In this paper, we proposed a novel regularization and variable selection algorithm to improve the conventional extreme learning machine and its variants. The proposed algorithm combines the benefits of Liu and Lasso regression methods to deal with the drawbacks of ELM like the instability, poor generalizability and under or overfitting problems. The experimental studies based on both hold-out and k-fold cross-validation approaches show that LL-ELM generally improves the training and testing performance of ELM and overperforms the well-known competitors. It is seen that LL-ELM has a notable shrinkage property compared with other algorithms, particularly Liu-ELM. Although LL-ELM does not carry out a hard variable selection (i.e., node selection) process like Lasso or elastic net, the level of shrinkage with an amount of sparsity is better to give good generalization performance.

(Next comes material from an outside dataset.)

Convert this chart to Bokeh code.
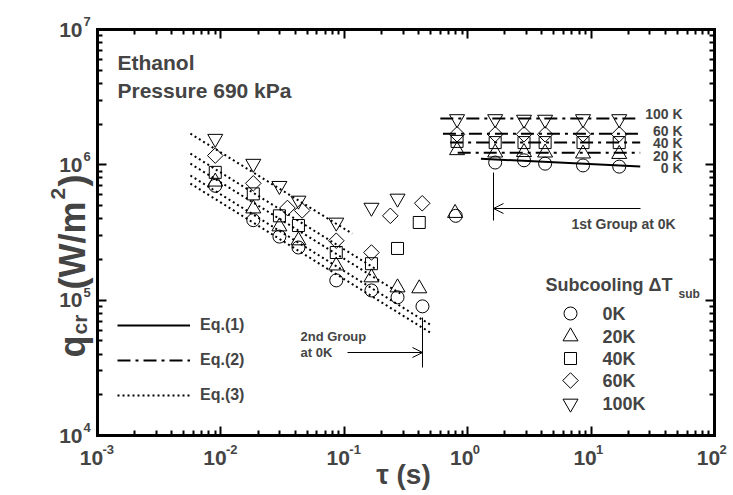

The norm of estimated coefficients is lower than other algorithms. This means that LL-ELM may guarantee lower norm estimated which can provide more stable and accurate results in terms of generalization performance. It should be noted that the level of LL-ELM’s sparsity property can be improved by considering alternative ways of parameter selection methods. Besides, the proposed algorithm is a tool for both regressional and classification tasks in data-oriented studies.

The limitation LL-ELM is that it cannot be applied to high-dimensional data. Therefore, our next study will focus on solving this limitation.